An interesting thing about this study is that they were able to monitor the same people trading both on smartphones and desktops. And while we might brush off reckless trading as the preserve of the Robinhood generation, the average age of participants in the study was 45, with nine years of investing experience. 

Perhaps the results aren’t so surprising. As the researchers point out, Nobel Prize for Economics winner Daniel Kahneman’s bestseller, Thinking Fast and Slow, hypothesises that we have two modes of thinking. System 1 is fast, instinctive and emotional, and system 2 is slower, more deliberative and logical. Smartphones’ provision of trading instantaneously wherever we want may encourage more impulsive system 1 behaviour. Gamified features and lists of apps’ hottest stocks are unlikely to help.  

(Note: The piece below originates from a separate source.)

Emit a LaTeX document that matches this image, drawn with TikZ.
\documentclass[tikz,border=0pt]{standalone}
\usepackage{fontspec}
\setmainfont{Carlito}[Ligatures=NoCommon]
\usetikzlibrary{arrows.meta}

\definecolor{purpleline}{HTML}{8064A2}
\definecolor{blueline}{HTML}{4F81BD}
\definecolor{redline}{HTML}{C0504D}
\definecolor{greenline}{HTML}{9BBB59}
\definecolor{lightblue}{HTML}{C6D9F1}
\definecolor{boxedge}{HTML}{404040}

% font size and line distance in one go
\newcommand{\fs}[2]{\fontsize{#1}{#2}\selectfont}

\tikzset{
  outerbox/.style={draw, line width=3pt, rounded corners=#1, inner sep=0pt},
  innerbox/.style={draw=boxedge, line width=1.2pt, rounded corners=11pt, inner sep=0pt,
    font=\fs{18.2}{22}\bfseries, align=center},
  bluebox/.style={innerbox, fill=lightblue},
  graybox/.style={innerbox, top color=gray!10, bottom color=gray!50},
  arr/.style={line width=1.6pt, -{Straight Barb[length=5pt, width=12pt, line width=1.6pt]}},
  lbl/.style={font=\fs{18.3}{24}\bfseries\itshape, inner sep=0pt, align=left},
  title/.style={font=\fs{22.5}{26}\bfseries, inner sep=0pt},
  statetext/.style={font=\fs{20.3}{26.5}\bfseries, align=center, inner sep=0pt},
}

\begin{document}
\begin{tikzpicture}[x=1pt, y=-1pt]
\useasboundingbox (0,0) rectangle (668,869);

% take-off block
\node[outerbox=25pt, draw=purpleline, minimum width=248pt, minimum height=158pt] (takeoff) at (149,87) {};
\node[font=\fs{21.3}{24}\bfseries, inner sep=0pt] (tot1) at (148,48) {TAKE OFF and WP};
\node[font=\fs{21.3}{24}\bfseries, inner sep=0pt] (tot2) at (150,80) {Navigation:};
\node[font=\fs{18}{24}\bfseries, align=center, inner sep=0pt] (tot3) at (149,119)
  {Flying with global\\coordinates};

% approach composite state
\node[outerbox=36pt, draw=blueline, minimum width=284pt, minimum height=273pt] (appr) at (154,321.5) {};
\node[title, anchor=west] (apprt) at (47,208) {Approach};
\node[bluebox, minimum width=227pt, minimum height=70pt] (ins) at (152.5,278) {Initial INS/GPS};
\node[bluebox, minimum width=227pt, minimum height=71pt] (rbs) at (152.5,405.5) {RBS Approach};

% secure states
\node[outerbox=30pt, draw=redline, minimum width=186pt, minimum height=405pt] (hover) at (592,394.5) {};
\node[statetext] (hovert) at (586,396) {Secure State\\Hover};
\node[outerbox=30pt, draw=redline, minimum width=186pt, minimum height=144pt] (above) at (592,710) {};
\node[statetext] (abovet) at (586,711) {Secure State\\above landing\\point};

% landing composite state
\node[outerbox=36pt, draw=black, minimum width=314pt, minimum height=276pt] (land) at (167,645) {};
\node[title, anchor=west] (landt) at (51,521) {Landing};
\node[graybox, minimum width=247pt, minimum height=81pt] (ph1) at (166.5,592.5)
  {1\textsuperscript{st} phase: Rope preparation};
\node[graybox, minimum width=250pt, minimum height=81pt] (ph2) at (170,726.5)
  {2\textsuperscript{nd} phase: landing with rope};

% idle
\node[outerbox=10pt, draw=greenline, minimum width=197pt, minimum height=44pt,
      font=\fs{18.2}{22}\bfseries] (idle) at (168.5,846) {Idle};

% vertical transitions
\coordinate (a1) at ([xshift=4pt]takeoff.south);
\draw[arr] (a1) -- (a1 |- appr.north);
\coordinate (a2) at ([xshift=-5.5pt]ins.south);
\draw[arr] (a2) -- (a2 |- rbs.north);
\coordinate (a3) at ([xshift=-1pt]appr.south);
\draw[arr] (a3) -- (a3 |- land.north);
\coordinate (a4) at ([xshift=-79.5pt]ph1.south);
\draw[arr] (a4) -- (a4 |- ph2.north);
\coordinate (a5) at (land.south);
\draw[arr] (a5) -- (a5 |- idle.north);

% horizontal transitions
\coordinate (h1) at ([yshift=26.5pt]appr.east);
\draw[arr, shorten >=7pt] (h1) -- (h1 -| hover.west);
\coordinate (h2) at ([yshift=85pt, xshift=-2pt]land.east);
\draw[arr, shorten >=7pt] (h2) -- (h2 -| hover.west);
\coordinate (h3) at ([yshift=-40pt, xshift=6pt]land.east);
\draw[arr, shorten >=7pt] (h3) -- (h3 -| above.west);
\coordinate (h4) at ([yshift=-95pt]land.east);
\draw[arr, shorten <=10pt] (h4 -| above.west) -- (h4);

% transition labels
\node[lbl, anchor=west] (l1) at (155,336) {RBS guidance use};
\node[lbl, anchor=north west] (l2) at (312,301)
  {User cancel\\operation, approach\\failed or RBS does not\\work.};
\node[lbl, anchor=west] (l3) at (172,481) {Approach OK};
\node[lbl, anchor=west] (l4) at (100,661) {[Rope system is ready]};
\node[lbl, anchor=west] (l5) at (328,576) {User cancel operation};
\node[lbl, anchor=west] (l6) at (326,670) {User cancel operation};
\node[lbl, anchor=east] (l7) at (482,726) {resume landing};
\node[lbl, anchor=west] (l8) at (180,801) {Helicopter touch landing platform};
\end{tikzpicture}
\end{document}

None of this bodes particularly well for the huge rise we’ve seen in mobile trading. Commission-free trading apps in the UK have attracted hundreds of thousands of new customers in the past couple of months as opportunistic traders have sought to cash in on market volatility, exacerbating it in the process.  

The more traditional platforms are not immune to the rise in mobile trading either. Hargreaves Lansdown’s latest results revealed a 57 per cent increase in clients logging on via their phones in the second half of last year. And 34 per cent of customers on AJ Bell Youinvest now trade via their app, up from 21 per cent at the beginning of 2019. 

Clearly the use of smartphones among investors is going to increase. To put things into perspective, studies suggest new technological developments often have adverse effects in early stages of adoption. For example, the shift to internet-based trading in the 1990s from dial-up connections was associated with increased turnover and reduced performance.  

The best thing for investors to do is to stick to their principles and remember that the most successful investors tend to have low portfolio turnover. Investment apps present us with an extra tool for monitoring information and dealing. But be aware of the hazards they present.